:: REQUIREMENT ::
Print the lines of the listing below verbatim from its first line through the line bearing "(974,64) -- (1348,64);". Any pictures are to be omitted.

--- GIVEN INFORMATION ---

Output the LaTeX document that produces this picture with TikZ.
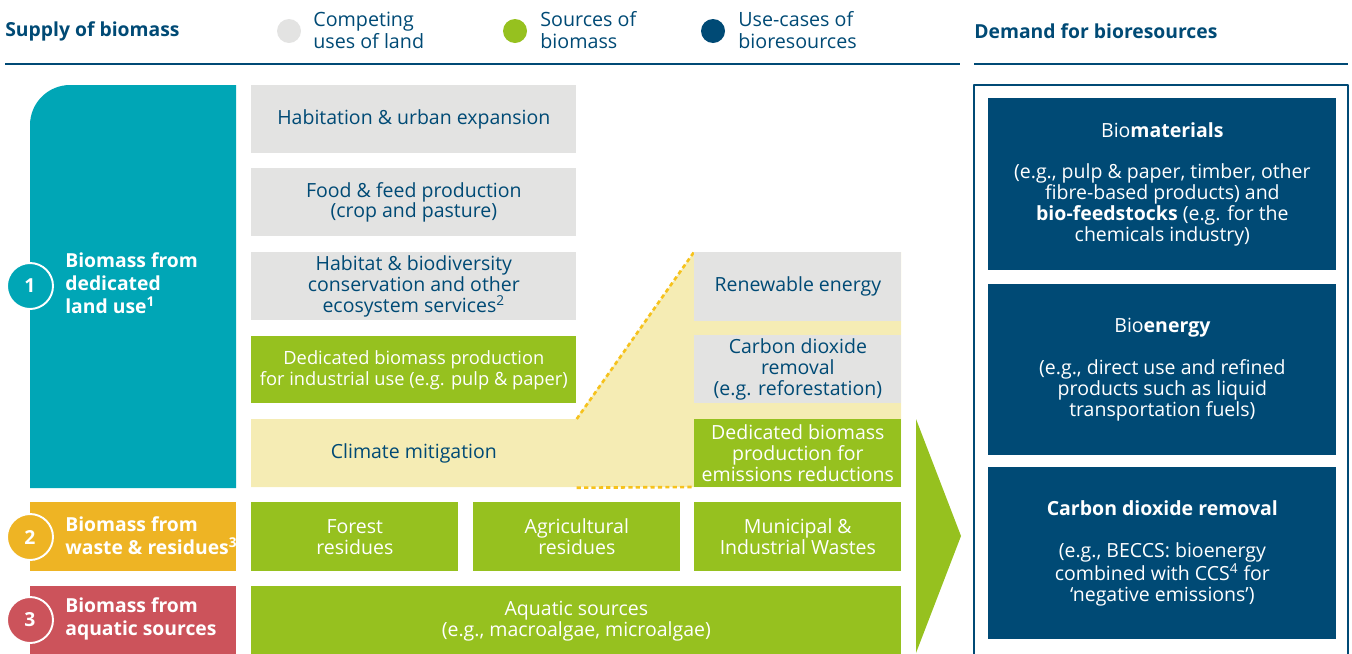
\documentclass[tikz,border=0pt]{standalone}
\usepackage{fontspec}
\setmainfont{Open Sans}
\usetikzlibrary{positioning}
\definecolor{bionavy}{HTML}{004A75}
\definecolor{bioteal}{HTML}{00A6B6}
\definecolor{biogray}{HTML}{E3E3E2}
\definecolor{biogreen}{HTML}{96C11F}
\definecolor{bioyellow}{HTML}{F5ECB4}
\definecolor{bioorange}{HTML}{EEB424}
\definecolor{biored}{HTML}{CC535B}
\definecolor{biodot}{HTML}{F6C21C}
\tikzset{
  wh/.style 2 args={minimum width=#1*0.02cm, minimum height=#2*0.02cm},
  head/.style={anchor=west, inner sep=0pt, text=bionavy, font=\bfseries\fontsize{11}{13}\selectfont},
  legdot/.style={circle, inner sep=0pt, minimum size=24*0.02cm},
  legtxt/.style={anchor=west, align=left, inner sep=0pt, text=bionavy, font=\fontsize{11.2}{12.5}\selectfont},
  cell/.style={anchor=north west, inner sep=0pt, align=center},
  greycell/.style={cell, fill=biogray, text=bionavy},
  greencell/.style={cell, fill=biogreen, text=white},
  usecase/.style={cell, fill=bionavy, text=white},
  numdot/.style={circle, draw=white, line width=1.1pt, minimum size=46*0.02cm, inner sep=0pt,
    text=white, font=\bfseries\fontsize{11}{13}\selectfont},
  sourcetxt/.style={anchor=west, align=left, inner sep=0pt, text=white, font=\bfseries\fontsize{11}{13}\selectfont},
  dotline/.style={biodot, line width=1.5pt, dash pattern=on 2.4pt off 1.8pt}
}
\begin{document}
\begin{tikzpicture}[x=0.02cm, y=-0.02cm, font=\fontsize{11.1}{11.9}\selectfont, line join=round]
\useasboundingbox (0,0) rectangle (1352,653);
% headers and legend
\node[head] (supply) at (5,31) {Supply of biomass};
\node[head] (demand) at (974,31) {Demand for bioresources};
\node[legdot, fill=biogray] (dotland) at (289,31) {};
\node[legtxt] (legland) at (313,30) {Competing\\uses of land};
\node[legdot, fill=biogreen] (dotsrc) at (515,31) {};
\node[legtxt] (legsrc) at (540,30) {Sources of\\biomass};
\node[legdot, fill=bionavy] (dotuse) at (713,31) {};
\node[legtxt] (leguse) at (738,30) {Use-cases of\\bioresources};
\draw[bionavy, line width=0.8pt] (5,64) -- (960,64);
\draw[bionavy, line width=0.8pt] (974,64) -- (1348,64);

% supply column
\fill[bioteal] (30,488) -- (30,125) .. controls (30,103) and (48,85) .. (70,85) -- (236,85) -- (236,488) -- cycle;
\fill[bioorange] (30,502) rectangle (236,571);
\fill[biored] (30,586) rectangle (236,660);
\node[numdot, fill=bioteal] (one) at (30,286) {1};
\node[numdot, fill=bioorange] (two) at (30,537) {2};
\node[numdot, fill=biored] (three) at (30,620) {3};
\node[sourcetxt] (landuse) at (65,283) {Biomass from\\dedicated\\land use\textsuperscript{1}};
\node[sourcetxt] (residue) at (65,536) {Biomass from\\waste \& residues\textsuperscript{3}};
\node[sourcetxt] (aquatic) at (65,619) {Biomass from\\aquatic sources};

% competing uses and sources
\node[greycell, wh={325}{68}] (urban) at (251,85) {Habitation \& urban expansion};
\node[greycell, wh={325}{68}] (food) at (251,168) {Food \& feed production\\(crop and pasture)};
\node[greycell, wh={325}{68}] (habitat) at (251,252) {Habitat \& biodiversity\\conservation and other\\ecosystem services\textsuperscript{2}};
\node[greencell, wh={325}{67}, font=\fontsize{10.4}{11.9}\selectfont] (industrial) at (251,336) {Dedicated biomass production\\for industrial use (e.g. pulp \& paper)};
\fill[bioyellow] (251,419) -- (576,419) -- (694,252) -- (901,252) -- (901,487) -- (251,487) -- cycle;
\node[cell, wh={325}{68}, text=bionavy] (climate) at (251,419) {Climate mitigation};
\draw[dotline] (climate.north east) -- (694,252);
\draw[dotline] (climate.south east) -- (694,487);
\node[greycell, wh={207}{69}] (renew) at (694,252) {Renewable energy};
\node[greycell, wh={207}{68}] (cdr) at (694,335) {Carbon dioxide\\removal\\(e.g. reforestation)};
\node[greencell, wh={207}{68}] (emission) at (694,419) {Dedicated biomass\\production for\\emissions reductions};
\node[greencell, wh={207}{69}] (forest) at (251,502) {Forest\\residues};
\node[greencell, wh={207}{69}] (agri) at (473,502) {Agricultural\\residues};
\node[greencell, wh={207}{69}] (waste) at (694,502) {Municipal \&\\Industrial Wastes};
\node[greencell, wh={650}{70}] (algae) at (251,586) {Aquatic sources\\(e.g., macroalgae, microalgae)};

% arrow to demand
\fill[biogreen] (916,419) -- (961,536) -- (916,653) -- cycle;

% demand column
\draw[bionavy, line width=1.1pt] (974,85) rectangle (1348,670);
\node[usecase, wh={348}{172}] (material) at (988,98) {Bio\textbf{materials}\\[11.9pt](e.g., pulp \& paper, timber, other\\fibre-based products) and\\\textbf{bio-feedstocks} (e.g. for the\\chemicals industry)};
\node[usecase, wh={348}{171}] (energy) at (988,284) {Bio\textbf{energy}\\[11.9pt](e.g., direct use and refined\\products such as liquid\\transportation fuels)};
\node[usecase, wh={348}{172}] (removal) at (988,467) {\textbf{Carbon dioxide removal}\\[11.9pt](e.g., BECCS: bioenergy\\combined with CCS\textsuperscript{4} for\\‘negative emissions’)};
\end{tikzpicture}
\end{document}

---

:: ANSWER TO THIS PROBLEM ::
Output the LaTeX document that produces this picture with TikZ.
\documentclass[tikz,border=0pt]{standalone}
\usepackage{fontspec}
\setmainfont{Open Sans}
\usetikzlibrary{positioning}
\definecolor{bionavy}{HTML}{004A75}
\definecolor{bioteal}{HTML}{00A6B6}
\definecolor{biogray}{HTML}{E3E3E2}
\definecolor{biogreen}{HTML}{96C11F}
\definecolor{bioyellow}{HTML}{F5ECB4}
\definecolor{bioorange}{HTML}{EEB424}
\definecolor{biored}{HTML}{CC535B}
\definecolor{biodot}{HTML}{F6C21C}
\tikzset{
  wh/.style 2 args={minimum width=#1*0.02cm, minimum height=#2*0.02cm},
  head/.style={anchor=west, inner sep=0pt, text=bionavy, font=\bfseries\fontsize{11}{13}\selectfont},
  legdot/.style={circle, inner sep=0pt, minimum size=24*0.02cm},
  legtxt/.style={anchor=west, align=left, inner sep=0pt, text=bionavy, font=\fontsize{11.2}{12.5}\selectfont},
  cell/.style={anchor=north west, inner sep=0pt, align=center},
  greycell/.style={cell, fill=biogray, text=bionavy},
  greencell/.style={cell, fill=biogreen, text=white},
  usecase/.style={cell, fill=bionavy, text=white},
  numdot/.style={circle, draw=white, line width=1.1pt, minimum size=46*0.02cm, inner sep=0pt,
    text=white, font=\bfseries\fontsize{11}{13}\selectfont},
  sourcetxt/.style={anchor=west, align=left, inner sep=0pt, text=white, font=\bfseries\fontsize{11}{13}\selectfont},
  dotline/.style={biodot, line width=1.5pt, dash pattern=on 2.4pt off 1.8pt}
}
\begin{document}
\begin{tikzpicture}[x=0.02cm, y=-0.02cm, font=\fontsize{11.1}{11.9}\selectfont, line join=round]
\useasboundingbox (0,0) rectangle (1352,653);
% headers and legend
\node[head] (supply) at (5,31) {Supply of biomass};
\node[head] (demand) at (974,31) {Demand for bioresources};
\node[legdot, fill=biogray] (dotland) at (289,31) {};
\node[legtxt] (legland) at (313,30) {Competing\\uses of land};
\node[legdot, fill=biogreen] (dotsrc) at (515,31) {};
\node[legtxt] (legsrc) at (540,30) {Sources of\\biomass};
\node[legdot, fill=bionavy] (dotuse) at (713,31) {};
\node[legtxt] (leguse) at (738,30) {Use-cases of\\bioresources};
\draw[bionavy, line width=0.8pt] (5,64) -- (960,64);
\draw[bionavy, line width=0.8pt] (974,64) -- (1348,64);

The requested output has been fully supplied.